Export and Study Workflow

The export buttons are useful for homework and reports. CSV files help when results need to move into a spreadsheet. PDF files are better for printing or sharing. The example table gives sample values before you start. For best results, use consistent units, enter measured values carefully, and compare the steps with your lab method.

Accuracy Notes

This tool does not replace a real instrument. It supports checks and planning. Round results only after the final step. Keep notes about temperature, reagent purity, and measurement limits. Those details can change chemistry results. When values come from a lab device, record the device units first. Then choose the matching mode. This habit reduces conversion mistakes and makes exported records clearer for teachers, teams, and future review.

Use the displayed steps to compare manual work. Small differences come from rounding, unit choice, or entered significant figures.

FAQs

1. What does this calculator do?

It solves several chemistry and graphing tasks. It handles quadratic models, calibration lines, buffer pH, gas law values, dilutions, and first order kinetics.

2. Can it replace a physical graphing calculator?

It can support many study and lab calculations.

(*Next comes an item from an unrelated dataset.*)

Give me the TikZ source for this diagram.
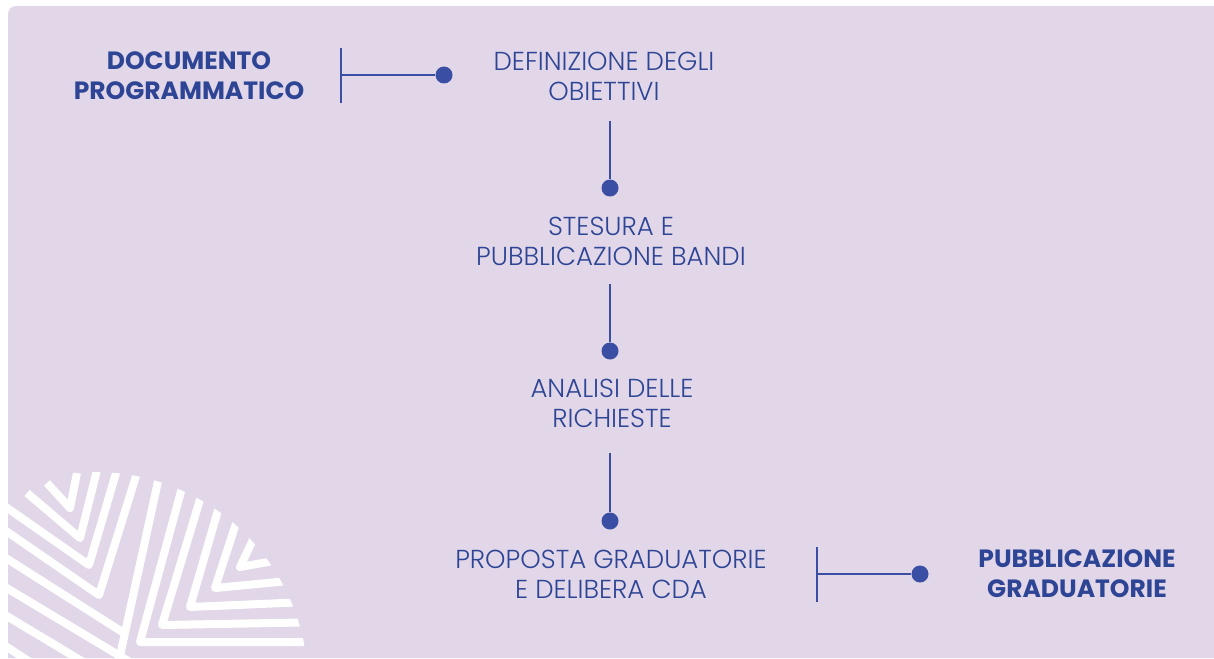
\documentclass[tikz,border=0pt]{standalone}
\usepackage{fontspec}
\setmainfont{Poppins}
\newfontfamily\lightfont{Poppins Light}
\definecolor{bg lilac}{HTML}{E2D7E9}
\definecolor{step blue}{HTML}{2D4594}
\definecolor{dot blue}{HTML}{3A4FA3}
\tikzset{
  phase/.style={align=center, text=step blue, font=\lightfont\fontsize{26}{30}\selectfont},
  milestone/.style={align=center, text=step blue, font=\fontsize{25}{30}\selectfont\bfseries},
  dot/.style={circle, fill=dot blue, inner sep=0pt, minimum size=17pt},
  link/.style={draw=dot blue, line width=1.4pt},
  stripe/.style={draw=white, line width=8pt, line join=round}
}
\begin{document}
\begin{tikzpicture}[x=1pt, y=-1pt]
  \path[use as bounding box] (0,0) rectangle (1214,658);
  \fill[bg lilac] (8,658) -- (8,14) arc[start angle=180, end angle=270, radius=8]
    -- (1214,6) -- (1214,658) -- cycle;
  % stripes in the corner
  \begin{scope}
    \clip (8,0) rectangle (1214,658);
    \clip (95,685) circle (213);
    \draw[stripe] (47,483) -- (70,508) -- (77,473);
    \draw[stripe] (27,493) -- (80,538) -- (99,462);
    \draw[stripe] (-10,496) -- (89,565) -- (121,456);
    \draw[stripe] (-10,520) -- (99,595) -- (141,460);
    \draw[stripe] (-10,548) -- (124,633);
    \draw[stripe] (-10,578) -- (135,665);
    \draw[stripe] (-10,606) -- (90,666);
    \draw[stripe] (-10,636) -- (30,662);
    \draw[stripe] (259,527) -- (240,567) -- (290,558);
    \draw[stripe] (241,508) -- (215,588) -- (320,578);
    \draw[stripe] (223,493) -- (190,607) -- (330,601);
    \draw[stripe] (205,483) -- (162,625) -- (330,622);
    \draw[stripe] (186,473) -- (140,642) -- (330,642);
    \draw[stripe] (162,463) -- (118,665) -- (330,665);
  \end{scope}
  % steps
  \node[milestone] (docprog) at (189,76) {DOCUMENTO\\PROGRAMMATICO};
  \node[phase] (defobj) at (604,76) {DEFINIZIONE DEGLI\\OBIETTIVI};
  \node[phase] (stesura) at (611,241) {STESURA E\\PUBBLICAZIONE BANDI};
  \node[phase] (analisi) at (612,403) {ANALISI DELLE\\RICHIESTE};
  \node[phase] (proposta) at (611,574) {PROPOSTA GRADUATORIE\\E DELIBERA CDA};
  \node[milestone] (pubgrad) at (1077,574) {PUBBLICAZIONE\\GRADUATORIE};
  % dots
  \node[dot] (dot1) at (444,75) {};
  \node[dot] (dot2) at (610,188) {};
  \node[dot] (dot3) at (610,351) {};
  \node[dot] (dot4) at (610,521) {};
  \node[dot] (dot5) at (920,574) {};
  % connectors
  \coordinate (bar1top) at (341,48);
  \coordinate (bar1bot) at (341,103);
  \coordinate (bar1mid) at (341,75);
  \coordinate (bar2top) at (817,547);
  \coordinate (bar2bot) at (817,602);
  \coordinate (bar2mid) at (817,574);
  \coordinate (stem2) at (610,121);
  \coordinate (stem3) at (610,284);
  \coordinate (stem4) at (610,453);
  \draw[link] (bar1top) -- (bar1bot);
  \draw[link] (bar1mid) -- (dot1);
  \draw[link] (stem2) -- (dot2);
  \draw[link] (stem3) -- (dot3);
  \draw[link] (stem4) -- (dot4);
  \draw[link] (bar2top) -- (bar2bot);
  \draw[link] (bar2mid) -- (dot5);
\end{tikzpicture}
\end{document}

It does not replace a real device for exams where only approved hardware is allowed.

3. Which chemistry graph is most useful here?

The calibration line is useful for concentration work. It can estimate sample concentration from absorbance using two known calibration points.

4. Does the calculator show formulas?

Yes. The result area shows steps. The formula section also lists each main equation used by the calculator.

5. What units should I use?

Use consistent units. Gas mode expects atm, liters, moles, and Kelvin. Dilution mode works best when both volumes use the same unit.

6. Why do I see an input warning?

A warning appears when a value would break the equation. Examples include zero volume, equal calibration x values, or negative concentration.

7. Can I download the answer?

Yes. After calculation, use the CSV button for spreadsheet data. Use the PDF button for a simple printable result sheet.

8. Is this useful for lab reports?

Yes. It gives formulas, steps, tables, and export options. Always confirm final values with your lab instructions and significant figure rules.